Book: Sergey Nikolaevich “Status: Free. A Portrait of the Creative Emigration”

Almost four years ago, Russia attacked Ukraine. Because of that, many families were forced to flee Ukraine to escape the war. But at the same time, inside Russia it suddenly became dangerous to condemn the war—and even to call it a war. And those who didn’t want to fall silent were forced either to go to prison or to leave, branded in their own country as traitors, “foreign agents,” and even terrorists. (Many Belarusians went through a similar path after the 2020 protests, but that isn’t really related to the book I’m talking about.)

Russian journalist Sergey Nikolaevich also left Russia after the war began. And then he decided to interview members of the creative intelligentsia—people whom their homeland no longer considers its own—and turn those conversations into a book. That’s how Status: Free. A Portrait of the Creative Emigration came to be.

Nikolaevich focuses specifically on people in creative professions. Among the subjects of his interviews are Kirill Serebrennikov, Renata Litvinova, Chulpan Khamatova, Maxim Galkin, and others.

Based on the blurb, I expected to hear conversations with those who left about how and why they had to go, what the main trigger was, what they’re doing now, and how they’re coping morally—when they’re both enemies to their own country and hated by many Ukrainians, for whom there are no “good Russians” right now.

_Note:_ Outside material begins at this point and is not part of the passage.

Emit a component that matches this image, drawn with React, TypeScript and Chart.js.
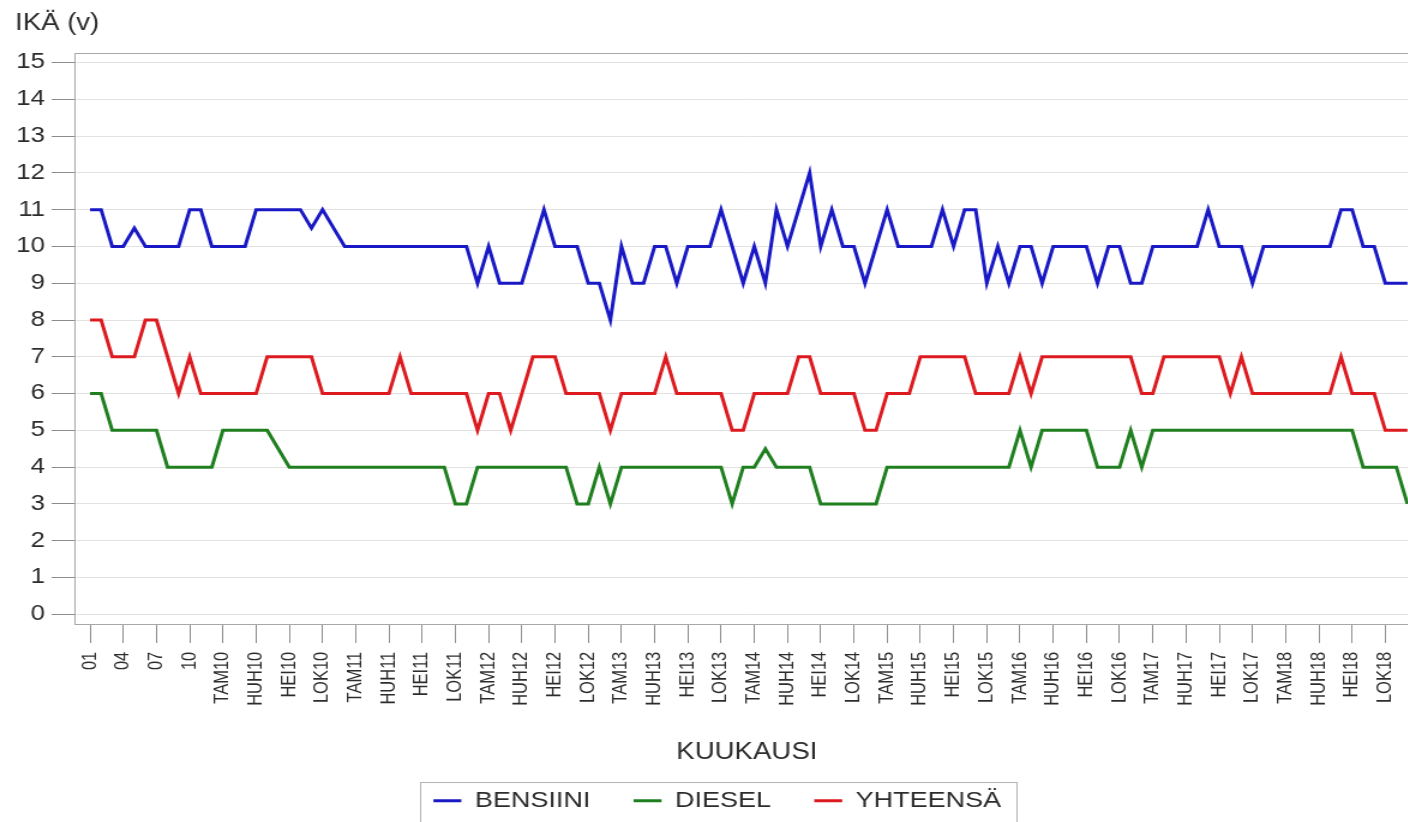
import React, { useEffect, useRef } from "react";
import { Chart, registerables } from "chart.js";

Chart.register(...registerables);

// X tick labels (every third month)
const tickLabels = [
  "01", "04", "07", "10",
  "TAM10", "HUH10", "HEI10", "LOK10",
  "TAM11", "HUH11", "HEI11", "LOK11",
  "TAM12", "HUH12", "HEI12", "LOK12",
  "TAM13", "HUH13", "HEI13", "LOK13",
  "TAM14", "HUH14", "HEI14", "LOK14",
  "TAM15", "HUH15", "HEI15", "LOK15",
  "TAM16", "HUH16", "HEI16", "LOK16",
  "TAM17", "HUH17", "HEI17", "LOK17",
  "TAM18", "HUH18", "HEI18", "LOK18",
];

const yTicks = [0, 1, 2, 3, 4, 5, 6, 7, 8, 9, 10, 11, 12, 13, 14, 15];

const seriesNames = ["BENSIINI", "DIESEL", "YHTEENSÄ"];

// Monthly values (one per month)
const bensiini = [
  11, 11, 10, 10, 10.5, 10, 10, 10, 10, 11,
  11, 10, 10, 10, 10, 11, 11, 11, 11, 11,
  10.5, 11, 10.5, 10, 10, 10, 10, 10, 10, 10,
  10, 10, 10, 10, 10, 9, 10, 9, 9, 9,
  10, 11, 10, 10, 10, 9, 9, 8, 10, 9,
  9, 10, 10, 9, 10, 10, 10, 11, 10, 9,
  10, 9, 11, 10, 11, 12, 10, 11, 10, 10,
  9, 10, 11, 10, 10, 10, 10, 11, 10, 11,
  11, 9, 10, 9, 10, 10, 9, 10, 10, 10,
  10, 9, 10, 10, 9, 9, 10, 10, 10, 10,
  10, 11, 10, 10, 10, 9, 10, 10, 10, 10,
  10, 10, 10, 11, 11, 10, 10, 9, 9, 9,
];

const diesel = [
  6, 6, 5, 5, 5, 5, 5, 4, 4, 4,
  4, 4, 5, 5, 5, 5, 5, 4.5, 4, 4,
  4, 4, 4, 4, 4, 4, 4, 4, 4, 4,
  4, 4, 4, 3, 3, 4, 4, 4, 4, 4,
  4, 4, 4, 4, 3, 3, 4, 3, 4, 4,
  4, 4, 4, 4, 4, 4, 4, 4, 3, 4,
  4, 4.5, 4, 4, 4, 4, 3, 3, 3, 3,
  3, 3, 4, 4, 4, 4, 4, 4, 4, 4,
  4, 4, 4, 4, 5, 4, 5, 5, 5, 5,
  5, 4, 4, 4, 5, 4, 5, 5, 5, 5,
  5, 5, 5, 5, 5, 5, 5, 5, 5, 5,
  5, 5, 5, 5, 5, 4, 4, 4, 4, 3,
];

const yhteensa = [
  8, 8, 7, 7, 7, 8, 8, 7, 6, 7,
  6, 6, 6, 6, 6, 6, 7, 7, 7, 7,
  7, 6, 6, 6, 6, 6, 6, 6, 7, 6,
  6, 6, 6, 6, 6, 5, 6, 6, 5, 6,
  7, 7, 7, 6, 6, 6, 6, 5, 6, 6,
  6, 6, 7, 6, 6, 6, 6, 6, 5, 5,
  6, 6, 6, 6, 7, 7, 6, 6, 6, 6,
  5, 5, 6, 6, 6, 7, 7, 7, 7, 7,
  6, 6, 6, 6, 7, 6, 7, 7, 7, 7,
  7, 7, 7, 7, 7, 6, 6, 7, 7, 7,
  7, 7, 7, 6, 7, 6, 6, 6, 6, 6,
  6, 6, 6, 7, 6, 6, 6, 5, 5, 5,
];

const colors = ["#1818c4", "#1f7f1f", "#dc1a1f"];

const FONT = "'Liberation Sans', Arial, Helvetica, sans-serif";
const TEXT = "#2c2c2c";
const SX = 1.2;
const CW = 1207;
const CH = 822;

export default function App() {
  const canvasRef = useRef<HTMLCanvasElement | null>(null);

  useEffect(() => {
    const el = canvasRef.current;
    if (!el) return;

    const framePlugin = {
      id: "frameAndLegendBox",
      beforeDatasetsDraw(chart: any) {
        const { ctx, chartArea: a } = chart;
        ctx.save();
        ctx.strokeStyle = "#a8a8a8";
        ctx.lineWidth = 1;
        ctx.strokeRect(Math.round(a.left) + 0.5, Math.round(a.top) + 0.5, Math.round(a.right - a.left), Math.round(a.bottom - a.top));
        ctx.restore();
      },
      afterDraw(chart: any) {
        const lg = chart.legend;
        const hb = lg && lg.legendHitBoxes;
        if (!hb || !hb.length) return;
        const { ctx } = chart;
        const first = hb[0];
        const last = hb[hb.length - 1];
        const l = first.left - 11;
        const r = last.left + last.width + 13;
        const t = first.top - 7.5;
        const b = first.top + first.height + 9.5;
        ctx.save();
        ctx.strokeStyle = "#b4b4b4";
        ctx.lineWidth = 1;
        ctx.strokeRect(Math.round(l) + 0.5, Math.round(t) + 0.5, Math.round(r - l), Math.round(b - t));
        ctx.restore();
      },
    };

    const series = [bensiini, diesel, yhteensa];

    const chart = new Chart(el, {
      type: "line",
      data: {
        datasets: series.map((vals, k) => ({
          label: seriesNames[k],
          data: vals.map((y, i) => ({ x: i, y })),
          borderColor: colors[k],
          backgroundColor: colors[k],
          borderWidth: 3,
          pointRadius: 0,
          pointHoverRadius: 0,
          tension: 0,
          fill: false,
        })),
      },
      options: {
        responsive: true,
        maintainAspectRatio: false,
        animation: false,
        events: [],
        layout: { padding: { left: 12.5, right: 24, top: 0, bottom: 0 } },
        plugins: {
          title: {
            display: true,
            text: "IKÄ (v)",
            position: "top",
            align: "start",
            color: TEXT,
            font: { family: FONT, size: 23, weight: "normal" },
            padding: { top: 9.5, bottom: 15.9 },
          },
          legend: {
            display: true,
            position: "bottom",
            labels: {
              color: TEXT,
              font: { family: FONT, size: 22.5 },
              boxWidth: 23.3,
              boxHeight: 3,
              padding: 36,
              generateLabels: (c: any) =>
                (Chart.defaults as any).plugins.legend.labels
                  .generateLabels(c)
                  .map((it: any) => ({ ...it, lineWidth: 0 })),
            },
          },
          tooltip: { enabled: false },
        },
        scales: {
          x: {
            type: "linear",
            min: -1.445,
            max: 120.1,
            afterBuildTicks: (s: any) => {
              s.ticks = tickLabels.map((_, k) => ({ value: k * 3 }));
            },
            afterFit: (s: any) => {
              s.height = 129.5;
            },
            ticks: {
              autoSkip: false,
              minRotation: 90,
              maxRotation: 90,
              padding: 8.7,
              color: TEXT,
              font: { family: FONT, size: 16.5 },
              callback: (v: any) => tickLabels[Math.round(Number(v) / 3)] ?? "",
            },
            grid: {
              drawOnChartArea: false,
              drawTicks: true,
              tickLength: 19,
              tickColor: "#8c8c8c",
              color: "#8c8c8c",
            },
            border: { display: false },
            title: {
              display: true,
              text: "KUUKAUSI",
              color: TEXT,
              font: { family: FONT, size: 23 },
              padding: { top: 0, bottom: -13 },
            },
          },
          y: {
            type: "linear",
            min: -0.265,
            max: 15.26,
            afterBuildTicks: (s: any) => {
              s.ticks = yTicks.map((v) => ({ value: v }));
            },
            afterFit: (s: any) => {
              s.width = 49.2;
            },
            ticks: {
              color: TEXT,
              font: { family: FONT, size: 21.5 },
              padding: 5.5,
              callback: (v: any) => String(v),
            },
            grid: {
              color: "#e2e2e2",
              tickColor: "#8c8c8c",
              tickLength: 18.7,
              drawTicks: true,
            },
            border: { display: false },
          },
        },
      } as any,
      plugins: [framePlugin],
    });

    return () => {
      chart.destroy();
    };
  }, []);

  return (
    <div
      style={{
        position: "fixed",
        left: 0,
        top: 0,
        width: 1408,
        height: CH,
        overflow: "hidden",
        background: "#ffffff",
      }}
    >
      <div
        style={{
          position: "absolute",
          left: 0,
          top: 0,
          width: CW,
          height: CH,
          transform: `scaleX(${SX})`,
          transformOrigin: "0 0",
        }}
      >
        <canvas ref={canvasRef} />
      </div>
    </div>
  );
}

In practice, though, the book isn’t about that. Yes, there are crumbs of interview and questions about what we might expect from the future. Ivan Vyrypaev talks about that quite a lot, for example. But in his case the choice is off: he left long before the war and lived in Warsaw. It’s just that his productions were pulled in Russia, and now he’s banned from entering. But it wasn’t the war that made him an emigrant.

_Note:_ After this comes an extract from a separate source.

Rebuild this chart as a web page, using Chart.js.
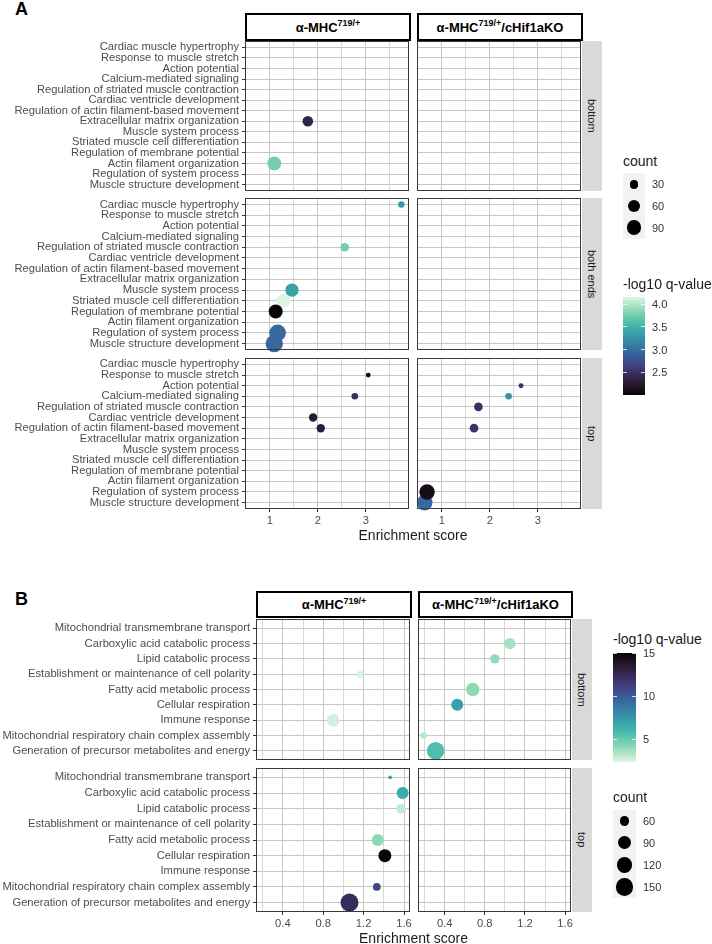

The other interviewees do reflect on the situation too, but less. And when it comes to many of the other people featured in the book, the author is mostly writing his own essays instead. Quite pompously, with lots of beautiful and clever words—telling the story of their careers and their lives in general, or even just delivering what feels like a review of some performance (as with Maxim Galkin and Chulpan Khamatova). And I wasn’t planning to read his thoughts about these people or their work—I wanted to hear these people themselves, their opinions and reflections.

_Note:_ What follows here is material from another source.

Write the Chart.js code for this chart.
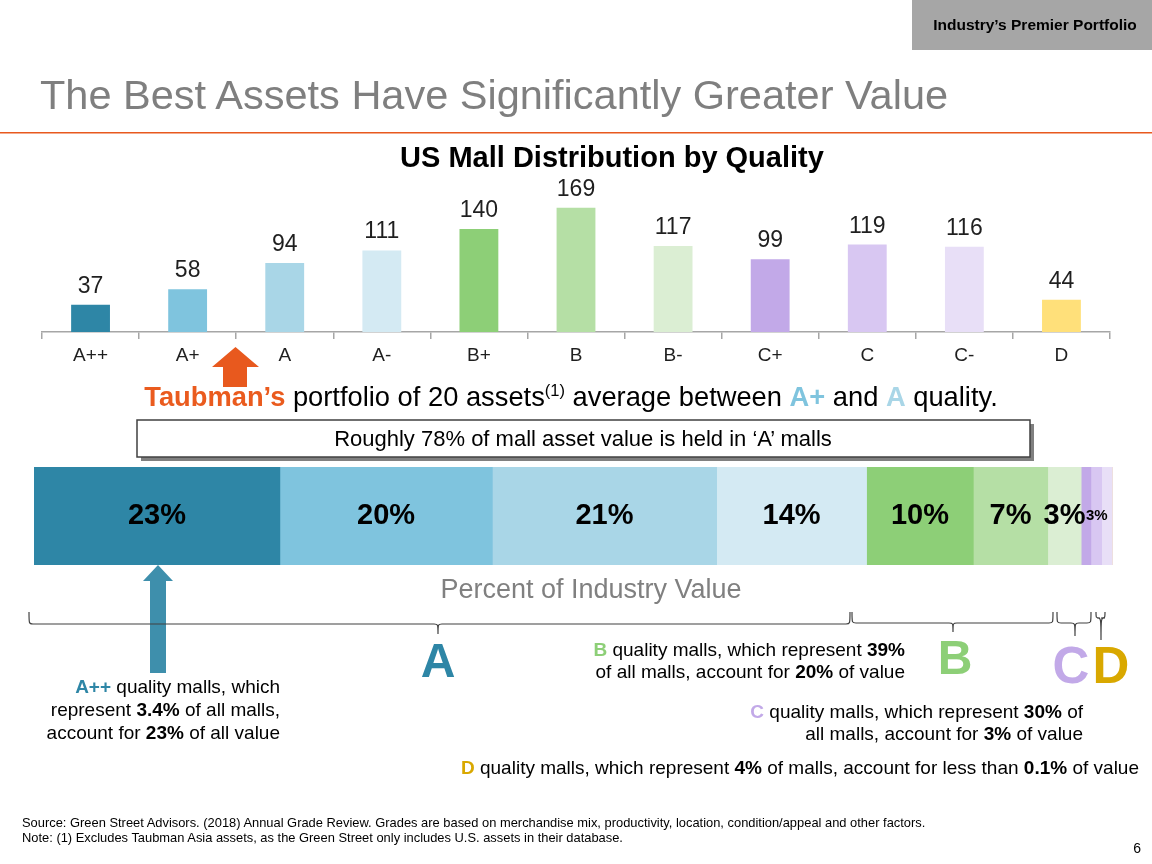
<!DOCTYPE html>
<html>
<head>
<meta charset="utf-8">
<script src="https://cdn.jsdelivr.net/npm/chart.js@4.4.1/dist/chart.umd.min.js"></script>
<style>
  body { margin: 0; background: #fff; font-family: 'Liberation Sans', Arial, sans-serif; }
  #slide { position: relative; width: 1152px; height: 864px; overflow: hidden; }
  .wrap { position: absolute; }
  #countWrap { left: 0; top: 160px; width: 1152px; height: 212px; }
  #shareWrap { left: 34px; top: 467px; width: 1079px; height: 98px; }
  #overlay { position: absolute; left: 0; top: 0; pointer-events: none; }
  svg text { font-family: 'Liberation Sans', Arial, sans-serif; }
</style>
</head>
<body>
<div id="slide">
  <div class="wrap" id="countWrap"><canvas id="count-chart"></canvas></div>
  <div class="wrap" id="shareWrap"><canvas id="share-chart"></canvas></div>
  <svg id="overlay" width="1152" height="864"></svg>
</div>

<script>
// ── DATA ────────────────────────────────────
const grades = ['A++', 'A+', 'A', 'A-', 'B+', 'B', 'B-', 'C+', 'C', 'C-', 'D'];
const mallCounts = [37, 58, 94, 111, 140, 169, 117, 99, 119, 116, 44];
// share of industry value (%)
const valueShare = [22.8, 19.7, 20.8, 13.9, 9.9, 6.9, 3.1, 0.9, 1.0, 1.0, 0.05];
const shareLabels = ['23%', '20%', '21%', '14%', '10%', '7%', '3%', '', '', '', ''];
const cGroup = [7, 9];          // C+ .. C- get one shared label
const cGroupLabel = '3%';
const gradeColors = [
  '#2E86A6', '#7FC4DE', '#A9D6E7', '#D4EAF3',
  '#8DCF77', '#B5DFA5', '#DBEED3',
  '#C2A9E8', '#D8C7F2', '#E8DFF7',
  '#FFE07A'
];

const FONT = "'Liberation Sans', Arial, sans-serif";

// ── CHART 1: MALL COUNT BY GRADE ────────────
const countLabels = {
  id: 'countLabels',
  afterDatasetsDraw(chart) {
    const ctx = chart.ctx;
    ctx.save();
    ctx.fillStyle = '#1f1f1f';
    ctx.font = '23px ' + FONT;
    ctx.textAlign = 'center';
    ctx.textBaseline = 'alphabetic';
    chart.getDatasetMeta(0).data.forEach((bar, i) => {
      ctx.fillText(String(mallCounts[i]), bar.x, bar.y - 12);
    });
    ctx.restore();
  }
};

new Chart(document.getElementById('count-chart'), {
  type: 'bar',
  data: {
    labels: grades,
    datasets: [{
      data: mallCounts,
      backgroundColor: gradeColors,
      borderWidth: 0,
      barPercentage: 0.4,
      categoryPercentage: 1
    }]
  },
  options: {
    responsive: true,
    maintainAspectRatio: false,
    animation: false,
    layout: { padding: { left: 42, right: 42, top: 25, bottom: 0 } },
    plugins: { legend: { display: false }, tooltip: { enabled: false } },
    scales: {
      x: {
        grid: { display: true, drawOnChartArea: false, offset: true, tickLength: 7, color: '#A6A6A6', lineWidth: 1.5 },
        border: { color: '#A6A6A6', width: 1.5 },
        ticks: { color: '#1f1f1f', font: { family: FONT, size: 19 }, padding: 5 },
        afterFit: (s) => { s.height = 40; }
      },
      y: { display: false, min: 0, max: 200 }
    }
  },
  plugins: [countLabels]
});

// ── CHART 2: PERCENT OF INDUSTRY VALUE ──────
const shareLabelPlugin = {
  id: 'shareLabels',
  afterDatasetsDraw(chart) {
    const ctx = chart.ctx;
    ctx.save();
    ctx.fillStyle = '#000';
    ctx.textAlign = 'center';
    ctx.textBaseline = 'middle';
    ctx.font = 'bold 29px ' + FONT;
    chart.data.datasets.forEach((ds, i) => {
      const lbl = shareLabels[i];
      if (!lbl) return;
      const bar = chart.getDatasetMeta(i).data[0];
      ctx.fillText(lbl, (bar.x + bar.base) / 2, bar.y);
    });
    const first = chart.getDatasetMeta(cGroup[0]).data[0];
    const last = chart.getDatasetMeta(cGroup[1]).data[0];
    ctx.font = 'bold 15px ' + FONT;
    ctx.fillText(cGroupLabel, (first.base + last.x) / 2, first.y);
    ctx.restore();
  }
};

const shareTotal = valueShare.reduce((a, b) => a + b, 0);

new Chart(document.getElementById('share-chart'), {
  type: 'bar',
  data: {
    labels: [''],
    datasets: grades.map((g, i) => ({
      label: g,
      data: [valueShare[i]],
      backgroundColor: gradeColors[i],
      borderWidth: 0,
      barPercentage: 1,
      categoryPercentage: 1
    }))
  },
  options: {
    indexAxis: 'y',
    responsive: true,
    maintainAspectRatio: false,
    animation: false,
    layout: { padding: 0 },
    plugins: { legend: { display: false }, tooltip: { enabled: false } },
    scales: {
      x: { display: false, stacked: true, min: 0, max: shareTotal },
      y: { display: false, stacked: true }
    }
  },
  plugins: [shareLabelPlugin]
});

// ── SLIDE DECORATION (SVG) ──────────────────
function brace(x1, x2, xm, yTop, yLine, yTip) {
  const r = 4;
  return `<path d="M${x1},${yTop} C${x1},${yLine} ${x1},${yLine} ${x1 + r},${yLine} ` +
    `L${xm - r},${yLine} C${xm},${yLine} ${xm},${yLine} ${xm},${yTip} ` +
    `C${xm},${yLine} ${xm},${yLine} ${xm + r},${yLine} L${x2 - r},${yLine} ` +
    `C${x2},${yLine} ${x2},${yLine} ${x2},${yTop}" fill="none" stroke="#404040" stroke-width="1.2"/>`;
}

const svg = document.getElementById('overlay');
svg.innerHTML = `
  <rect x="912" y="0" width="240" height="50" fill="#A6A6A6"/>
  <text x="1035" y="30" text-anchor="middle" font-size="15.5" font-weight="bold" fill="#000">Industry’s Premier Portfolio</text>
  <text x="40" y="109" font-size="41.5" fill="#7F7F7F">The Best Assets Have Significantly Greater Value</text>
  <rect x="0" y="132" width="1152" height="1.5" fill="#E8591E"/>
  <text x="612" y="167" text-anchor="middle" font-size="29" font-weight="bold" fill="#000">US Mall Distribution by Quality</text>

  <polygon points="235.5,347 259,367 247,367 247,387 223,387 223,367 212,367" fill="#E8591E"/>
  <text x="571" y="406" text-anchor="middle" font-size="27.3" fill="#000"><tspan font-weight="bold" fill="#EA5B1E">Taubman’s</tspan> portfolio of 20 assets<tspan font-size="16.5" dy="-10">(1)</tspan><tspan dy="10"> average between </tspan><tspan font-weight="bold" fill="#7FC4DE">A+</tspan> and <tspan font-weight="bold" fill="#A9D6E7">A</tspan> quality.</text>

  <rect x="141" y="424" width="893" height="37" fill="#808080"/>
  <rect x="137" y="420" width="893" height="37" fill="#fff" stroke="#404040" stroke-width="1.5"/>
  <text x="583" y="446" text-anchor="middle" font-size="22" fill="#000">Roughly 78% of mall asset value is held in ‘A’ malls</text>

  <text x="591" y="598" text-anchor="middle" font-size="27" fill="#808080">Percent of Industry Value</text>

  <polygon points="158,565 173,581 166,581 166,673 150,673 150,581 143,581" fill="#3E8FAC"/>
  ${brace(29, 850, 438, 612, 624, 634)}
  ${brace(852, 1053, 953, 612, 623, 632)}
  ${brace(1057, 1091, 1075, 612, 623, 636)}
  ${brace(1096, 1105, 1101, 612, 618, 640)}

  <text x="438" y="677" text-anchor="middle" font-size="48" font-weight="bold" fill="#2E86A6">A</text>
  <text x="955" y="674" text-anchor="middle" font-size="48" font-weight="bold" fill="#8DCF77">B</text>
  <text x="1071" y="683" text-anchor="middle" font-size="51" font-weight="bold" fill="#C2A9E8">C</text>
  <text x="1111" y="683" text-anchor="middle" font-size="51" font-weight="bold" fill="#D9A800">D</text>

  <g font-size="19" fill="#000" text-anchor="end">
    <text x="280" y="693"><tspan font-weight="bold" fill="#2E86A6">A++</tspan> quality malls, which</text>
    <text x="280" y="716">represent <tspan font-weight="bold">3.4%</tspan> of all malls,</text>
    <text x="280" y="739">account for <tspan font-weight="bold">23%</tspan> of all value</text>

    <text x="905" y="656"><tspan font-weight="bold" fill="#8DCF77">B</tspan> quality malls, which represent <tspan font-weight="bold">39%</tspan></text>
    <text x="905" y="678">of all malls, account for <tspan font-weight="bold">20%</tspan> of value</text>

    <text x="1083" y="718"><tspan font-weight="bold" fill="#C2A9E8">C</tspan> quality malls, which represent <tspan font-weight="bold">30%</tspan> of</text>
    <text x="1083" y="740">all malls, account for <tspan font-weight="bold">3%</tspan> of value</text>

    <text x="1139" y="774"><tspan font-weight="bold" fill="#D9A800">D</tspan> quality malls, which represent <tspan font-weight="bold">4%</tspan> of malls, account for less than <tspan font-weight="bold">0.1%</tspan> of value</text>
  </g>

  <text x="22" y="827" font-size="12.9" fill="#000">Source: Green Street Advisors. (2018) Annual Grade Review. Grades are based on merchandise mix, productivity, location, condition/appeal and other factors.</text>
  <text x="22" y="842" font-size="12.9" fill="#000">Note: (1) Excludes Taubman Asia assets, as the Green Street only includes U.S. assets in their database.</text>
  <text x="1141" y="853" text-anchor="end" font-size="14" fill="#000">6</text>
`;
</script>
</body>
</html>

So the book was a big disappointment, because it didn’t live up to my expectations at all.

And on top of that, many of the book’s subjects aren’t really “Russian” in the way the word is usually meant today. Yes, a lot of them are well-known in Russia, but they create—or created—mostly somewhere else. Like Alvis Hermanis: he’s Latvian and a citizen of the world, but what does he have to do with the Russian creative intelligentsia that left? Or Ingeborga Dapkunaite and Laima Vaikule—they weren’t Russian citizens to begin with; they simply didn’t support this madness and walked away from contracts and concerts, returning to their own countries.

A separate source of amazement is John Malkovich, who somehow ended up among the book’s subjects—I have no idea by what logic. Truly the number one “Russian” émigré intellectual. Does he even know he’s a Russian emigrant? At this rate you might as well drag Gérard Depardieu into it too—at least he has a Russian passport in gift wrapping.

So under the packaging of interviews with interesting people about the war and its consequences, what we were actually given was just the author’s book of essays. It smells a bit like a scam.